Comment l’intelligence artificielle bio-inspirée, notamment les réseaux de neurones et les systèmes flous, enrichit-elle l’analyse économique et managériale ? Pouvez-vous donner un exemple d’application concrète ?
OM : L’intelligence artificielle bio-inspirée se distingue par sa capacité à traiter des données complexes et souvent imprécises, typiques des systèmes économiques et sociaux. Les réseaux de neurones artificiels, par exemple, sont excellents pour détecter des motifs non linéaires dans de grandes bases de données, tandis que les systèmes flous permettent de modéliser des règles décisionnelles « humaines », intégrant des nuances et des zones d’incertitude.
Prenons un exemple concret : un système d’inférence flou peut modéliser la prise de décision d’un consommateur en fonction de critères subjectifs, comme la perception de la qualité ou la sensibilité au prix. En associant ces techniques à des MBA, on peut simuler des phénomènes émergents, comme les tendances de consommation, ou évaluer l’impact de décisions stratégiques, comme le lancement d’un nouveau produit sur un marché compétitif.
Quels avantages les agents artificiels intelligents offrent-ils pour la gestion des ressources humaines et la transformation organisationnelle, en termes d’anticipation et de pilotage des dynamiques internes ?
OM : Dans la gestion des ressources humaines, les agents artificiels intelligents (AAI) permettent de modéliser les dynamiques organisationnelles en tenant compte des comportements individuels, des interactions sociales et des facteurs émotionnels. Par exemple, un MBA peut simuler l’impact d’une nouvelle politique de rémunération basée sur la performance individuelle.
Chaque employé, représenté par un agent, peut réagir différemment : certains augmentent leur productivité, d’autres ressentent une baisse de motivation. En observant ces dynamiques, les dirigeants peuvent ajuster leurs décisions avant de les implémenter à grande échelle. Cela minimise les effets négatifs, comme les tensions ou la fragmentation des équipes, et maximise les gains de performance. Ces outils offrent aussi une aide précieuse pour gérer le changement, en anticipant les résistances et en identifiant les leviers d’adhésion.
À l’ère de l’IA générative, comment les dirigeants peuvent-ils utiliser les modèles bio-inspirés pour concilier innovation technologique et alignement avec des valeurs humaines telles que la durabilité et l’équité ?

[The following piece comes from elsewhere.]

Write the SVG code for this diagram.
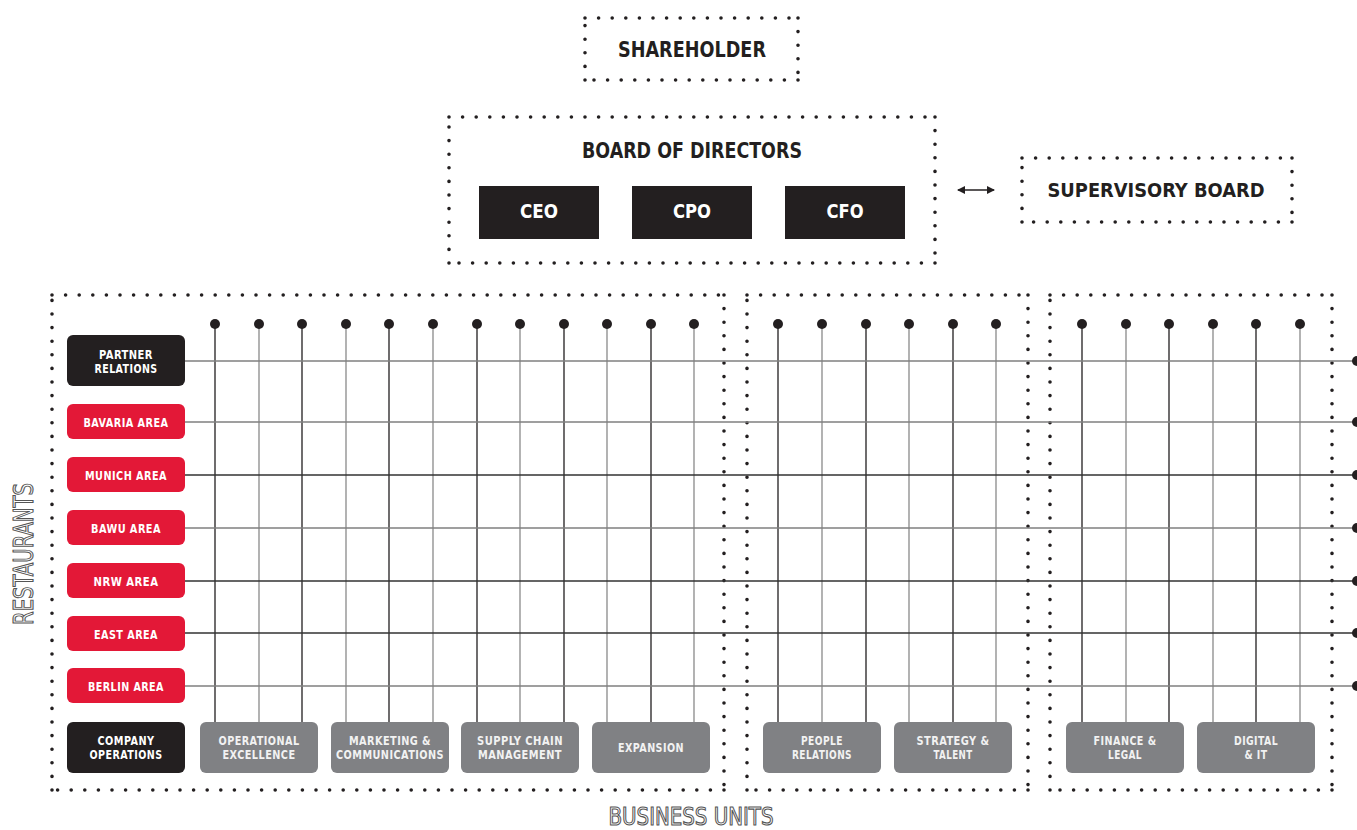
<svg xmlns="http://www.w3.org/2000/svg" width="1357" height="830" viewBox="0 0 1357 830">
<defs>
<style>
.dot{fill:none;stroke:#231f20;stroke-width:3.6;stroke-linecap:round;stroke-dasharray:0 13.6}
.t{font-family:"DejaVu Sans Condensed","DejaVu Sans","Liberation Sans",sans-serif;font-weight:bold;text-anchor:middle}
.big{font-size:22px;fill:#231f20}
.wb{font-size:20px;fill:#fff}
.sm{font-size:12px;fill:#fff;letter-spacing:0.5px}
.smg{font-size:12px;fill:#f2f2f2;letter-spacing:0.5px}
.out{font-family:"DejaVu Sans Condensed","DejaVu Sans",sans-serif;font-weight:normal;fill:#fff;stroke:#555;stroke-width:1.1;text-anchor:middle}
.blk{fill:#231f20}
.red{fill:#e31837}
.gry{fill:#808184}
.vd{stroke:#231f20;stroke-width:1.3}
.vg{stroke:#8a8a8a;stroke-width:1.3}
.hd{stroke:#333;stroke-width:1.3}
.hg{stroke:#808080;stroke-width:1.3}
</style>
<marker id="ah" viewBox="0 0 8 8" refX="7" refY="4" markerWidth="8" markerHeight="8" markerUnits="userSpaceOnUse" orient="auto-start-reverse">
<path d="M0,0 L8,4 L0,8 z" fill="#231f20"/>
</marker>
</defs>
<rect width="1357" height="830" fill="#fff"/>

<g id="frames">
<path class="dot" d="M585,18 H798 M798,18 V80 M798,80 H585 M585,80 V18"/>
<path class="dot" d="M449,117 H935 M935,117 V263 M935,263 H449 M449,263 V117"/>
<path class="dot" d="M1022,158 H1292 M1292,158 V222 M1292,222 H1022 M1022,222 V158"/>
<path class="dot" d="M52,295 H724 M724,295 V790 M724,790 H52 M52,790 V295"/>
<path class="dot" d="M747,295 H1028 M1028,295 V790 M1028,790 H747 M747,790 V295"/>
<path class="dot" d="M1050,295 H1332 M1332,295 V790 M1332,790 H1050 M1050,790 V295"/>
</g>

<g id="connectors">
<line x1="958" y1="190" x2="994" y2="190" stroke="#231f20" stroke-width="1.3" marker-start="url(#ah)" marker-end="url(#ah)"/>
<g id="verticals">
<path class="vd" d="M215,324 V722 M302,324 V722 M389,324 V722 M477,324 V722 M564,324 V722 M651,324 V722 M778,324 V722 M866,324 V722 M953,324 V722 M1082,324 V722 M1169,324 V722 M1256,324 V722"/>
<path class="vg" d="M259,324 V722 M346,324 V722 M433,324 V722 M520,324 V722 M607,324 V722 M694,324 V722 M822,324 V722 M909,324 V722 M996,324 V722 M1126,324 V722 M1213,324 V722 M1300,324 V722"/>
</g>
<g id="horizontals">
<path class="hg" d="M185,361 H1357 M185,422 H1357 M185,528 H1357 M185,686 H1357"/>
<path class="hd" d="M185,475 H1357 M185,581 H1357 M185,633 H1357"/>
</g>
<g id="enddots" fill="#231f20">
<circle cx="215" cy="324" r="5"/><circle cx="259" cy="324" r="5"/><circle cx="302" cy="324" r="5"/><circle cx="346" cy="324" r="5"/><circle cx="389" cy="324" r="5"/><circle cx="433" cy="324" r="5"/><circle cx="477" cy="324" r="5"/><circle cx="520" cy="324" r="5"/><circle cx="564" cy="324" r="5"/><circle cx="607" cy="324" r="5"/><circle cx="651" cy="324" r="5"/><circle cx="694" cy="324" r="5"/>
<circle cx="778" cy="324" r="5"/><circle cx="822" cy="324" r="5"/><circle cx="866" cy="324" r="5"/><circle cx="909" cy="324" r="5"/><circle cx="953" cy="324" r="5"/><circle cx="996" cy="324" r="5"/>
<circle cx="1082" cy="324" r="5"/><circle cx="1126" cy="324" r="5"/><circle cx="1169" cy="324" r="5"/><circle cx="1213" cy="324" r="5"/><circle cx="1256" cy="324" r="5"/><circle cx="1300" cy="324" r="5"/>
<circle cx="1357" cy="361" r="5"/><circle cx="1357" cy="422" r="5"/><circle cx="1357" cy="475" r="5"/><circle cx="1357" cy="528" r="5"/><circle cx="1357" cy="581" r="5"/><circle cx="1357" cy="633" r="5"/><circle cx="1357" cy="686" r="5"/>
</g>
</g>

<g id="shareholder"><text class="t big" x="692" y="57" textLength="148" lengthAdjust="spacingAndGlyphs">SHAREHOLDER</text></g>
<g id="board"><text class="t big" x="692" y="158" textLength="220" lengthAdjust="spacingAndGlyphs">BOARD OF DIRECTORS</text></g>
<g id="ceo"><rect class="blk" x="479" y="186" width="120" height="53"/><text class="t wb" x="539" y="218" textLength="38" lengthAdjust="spacingAndGlyphs">CEO</text></g>
<g id="cpo"><rect class="blk" x="632" y="186" width="120" height="53"/><text class="t wb" x="692" y="218" textLength="38" lengthAdjust="spacingAndGlyphs">CPO</text></g>
<g id="cfo"><rect class="blk" x="785" y="186" width="120" height="53"/><text class="t wb" x="845" y="218" textLength="37" lengthAdjust="spacingAndGlyphs">CFO</text></g>
<g id="supervisory"><text class="t big" style="font-size:20px" x="1156" y="197" textLength="217" lengthAdjust="spacingAndGlyphs">SUPERVISORY BOARD</text></g>

<g id="partner"><rect class="blk" x="67" y="335" width="118" height="51" rx="6"/><text class="t sm" x="126" y="359" textLength="54" lengthAdjust="spacingAndGlyphs">PARTNER</text><text class="t sm" x="126" y="373" textLength="63" lengthAdjust="spacingAndGlyphs">RELATIONS</text></g>
<g id="bavaria"><rect class="red" x="67" y="404" width="118" height="35" rx="6"/><text class="t sm" x="126" y="427" textLength="85" lengthAdjust="spacingAndGlyphs">BAVARIA AREA</text></g>
<g id="munich"><rect class="red" x="67" y="457" width="118" height="35" rx="6"/><text class="t sm" x="126" y="480" textLength="82" lengthAdjust="spacingAndGlyphs">MUNICH AREA</text></g>
<g id="bawu"><rect class="red" x="67" y="510" width="118" height="35" rx="6"/><text class="t sm" x="126" y="533" textLength="70" lengthAdjust="spacingAndGlyphs">BAWU AREA</text></g>
<g id="nrw"><rect class="red" x="67" y="563" width="118" height="35" rx="6"/><text class="t sm" x="126" y="586" textLength="65" lengthAdjust="spacingAndGlyphs">NRW AREA</text></g>
<g id="east"><rect class="red" x="67" y="616" width="118" height="35" rx="6"/><text class="t sm" x="126" y="639" textLength="64" lengthAdjust="spacingAndGlyphs">EAST AREA</text></g>
<g id="berlin"><rect class="red" x="67" y="668" width="118" height="35" rx="6"/><text class="t sm" x="126" y="691" textLength="76" lengthAdjust="spacingAndGlyphs">BERLIN AREA</text></g>
<g id="companyops"><rect class="blk" x="67" y="722" width="118" height="51" rx="6"/><text class="t sm" x="126" y="745" textLength="57" lengthAdjust="spacingAndGlyphs">COMPANY</text><text class="t sm" x="126" y="759" textLength="73" lengthAdjust="spacingAndGlyphs">OPERATIONS</text></g>

<g id="opex"><rect class="gry" x="200" y="722" width="118" height="51" rx="6"/><text class="t smg" x="259" y="745" textLength="81" lengthAdjust="spacingAndGlyphs">OPERATIONAL</text><text class="t smg" x="259" y="759" textLength="73" lengthAdjust="spacingAndGlyphs">EXCELLENCE</text></g>
<g id="marcom"><rect class="gry" x="331" y="722" width="118" height="51" rx="6"/><text class="t smg" x="390" y="745" textLength="82" lengthAdjust="spacingAndGlyphs">MARKETING &amp;</text><text class="t smg" x="390" y="759" textLength="108" lengthAdjust="spacingAndGlyphs">COMMUNICATIONS</text></g>
<g id="supply"><rect class="gry" x="461" y="722" width="118" height="51" rx="6"/><text class="t smg" x="520" y="745" textLength="86" lengthAdjust="spacingAndGlyphs">SUPPLY CHAIN</text><text class="t smg" x="520" y="759" textLength="84" lengthAdjust="spacingAndGlyphs">MANAGEMENT</text></g>
<g id="expansion"><rect class="gry" x="592" y="722" width="118" height="51" rx="6"/><text class="t smg" x="651" y="752" textLength="66" lengthAdjust="spacingAndGlyphs">EXPANSION</text></g>
<g id="people"><rect class="gry" x="763" y="722" width="118" height="51" rx="6"/><text class="t smg" x="822" y="745" textLength="42" lengthAdjust="spacingAndGlyphs">PEOPLE</text><text class="t smg" x="822" y="759" textLength="60" lengthAdjust="spacingAndGlyphs">RELATIONS</text></g>
<g id="strategy"><rect class="gry" x="894" y="722" width="118" height="51" rx="6"/><text class="t smg" x="953" y="745" textLength="73" lengthAdjust="spacingAndGlyphs">STRATEGY &amp;</text><text class="t smg" x="953" y="759" textLength="39" lengthAdjust="spacingAndGlyphs">TALENT</text></g>
<g id="finance"><rect class="gry" x="1066" y="722" width="118" height="51" rx="6"/><text class="t smg" x="1125" y="745" textLength="63" lengthAdjust="spacingAndGlyphs">FINANCE &amp;</text><text class="t smg" x="1125" y="759" textLength="34" lengthAdjust="spacingAndGlyphs">LEGAL</text></g>
<g id="digital"><rect class="gry" x="1197" y="722" width="118" height="51" rx="6"/><text class="t smg" x="1256" y="745" textLength="44" lengthAdjust="spacingAndGlyphs">DIGITAL</text><text class="t smg" x="1256" y="759" textLength="23" lengthAdjust="spacingAndGlyphs">&amp; IT</text></g>

<g id="restaurants-label"><text class="out" font-size="27" transform="translate(33,554) rotate(-90)" x="0" y="0" textLength="142" lengthAdjust="spacingAndGlyphs">RESTAURANTS</text></g>
<g id="business-units-label"><text class="out" font-size="24" x="691" y="825" textLength="165" lengthAdjust="spacingAndGlyphs">BUSINESS UNITS</text></g>
</svg>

OM : L’IA générative, combinée aux modèles bio-inspirés, permet aux entreprises de créer des innovations tout en naviguant dans des environnements économiques et sociétaux complexes. Ces technologies ne remplacent pas les humains, mais augmentent leur capacité à prendre des décisions éclairées.
Par exemple, un MBA basé sur des AAI peut modéliser l’impact sociétal d’une innovation, comme une nouvelle technologie de rupture, en intégrant des variables comme l’acceptabilité sociale ou les retours des parties prenantes. Ces modèles permettent également de simuler des scénarios éthiques, aidant les entreprises à aligner leurs stratégies sur des valeurs humaines, comme la durabilité ou l’équité, tout en restant compétitives.
Les dirigeants doivent toutefois garder une perspective critique : ces outils sont des aides à la décision, mais ne peuvent capturer totalement les dimensions humaines comme la créativité ou l’intuition. Il est essentiel d’utiliser l’IA comme un levier pour renforcer la singularité humaine, et non pour la standardiser.